As Longstreet contemplated his next move, he received word that Bragg's army was soundly defeated at the Battle of Chattanooga on November 25. Although he was ordered to rejoin Bragg, Longstreet felt the order was impracticable and informed Bragg that he would return with his command to Virginia but would maintain the siege on Knoxville as long as possible in the hopes that Burnside and Grant could be prevented from joining forces and annihilating the Army of Tennessee. This plan turned out to be effective because Grant sent Sherman with 25,000 men to relieve the siege at Knoxville. Longstreet abandoned his siege on December 4 and withdrew towards Rogersville, Tennessee, 65 mi to the northeast, preparing to go into winter quarters. Sherman left Maj. Gen. Gordon Granger at Knoxville and returned to Chattanooga with the bulk of his army. Maj. Gen. John G. Parke, Burnside's chief of staff, pursued the Confederates with a force of 8,000 infantry and 4,000 cavalry, but not too closely.
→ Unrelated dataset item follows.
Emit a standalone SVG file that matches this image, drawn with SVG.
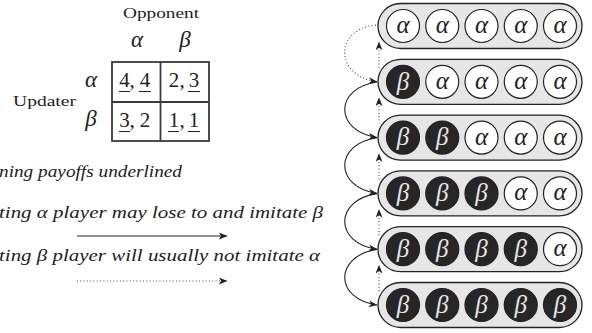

Longstreet continued to Rutledge on December 6 and Rogersville on December 9. Parke sent Brig. Gen. James M. Shackelford on with about 4,000 cavalry and infantry to search for Longstreet.

===Bean's Station (December 14)===

On December 13, Shackelford was near Bean's Station on the Holston River. Longstreet decided to go back and capture Bean's Station. Three Confederate columns and artillery approached Bean's Station to catch the Federals in a vise. By 2:00 a.m. on December 14, one column was skirmishing with Union pickets. The pickets held out as best they could and warned Shackelford of the Confederate presence. He deployed his force for an assault. Soon, the battle started and continued throughout most of the day. Confederate flanking attacks and other assaults occurred at various times and locations, but the Federals held until Southern reinforcements arrived. By nightfall, the Federals were retiring from Bean's Station through Bean's Gap and on to Blain's Cross Roads. Longstreet set out to attack the Union forces again the next morning, but as he approached them at Blain's Cross Roads, he found them well-entrenched. Longstreet withdrew, and the Federals soon left the area.

==Aftermath==
The Knoxville campaign ended following the battle of Bean's Station, and both sides went into winter quarters. The only real effect of the minor campaign was to deprive Bragg of troops he sorely needed in Chattanooga. Longstreet's foray as an independent commander was a failure, and his self-confidence was damaged. He reacted to the failure of the campaign by blaming others, as he had done at the Battle of Seven Pines in the Peninsula Campaign the previous year. He relieved Lafayette McLaws from command and requested the court martial of Brig. Gens. Jerome B. Robertson and Evander M. Law. He also submitted a letter of resignation to Adjutant General Samuel Cooper on December 30, 1863, but his request to be relieved was denied. His corps suffered through a severe winter in East Tennessee with inadequate shelter and provisions, unable to return to Virginia until the spring.

Burnside's competent conduct of the campaign, despite apprehensions in Washington, partially restored his military reputation that had been damaged so severely at Fredericksburg. His successful hold on Knoxville, plus Grant's victory in Chattanooga, put much of East Tennessee under Union control for the rest of the war.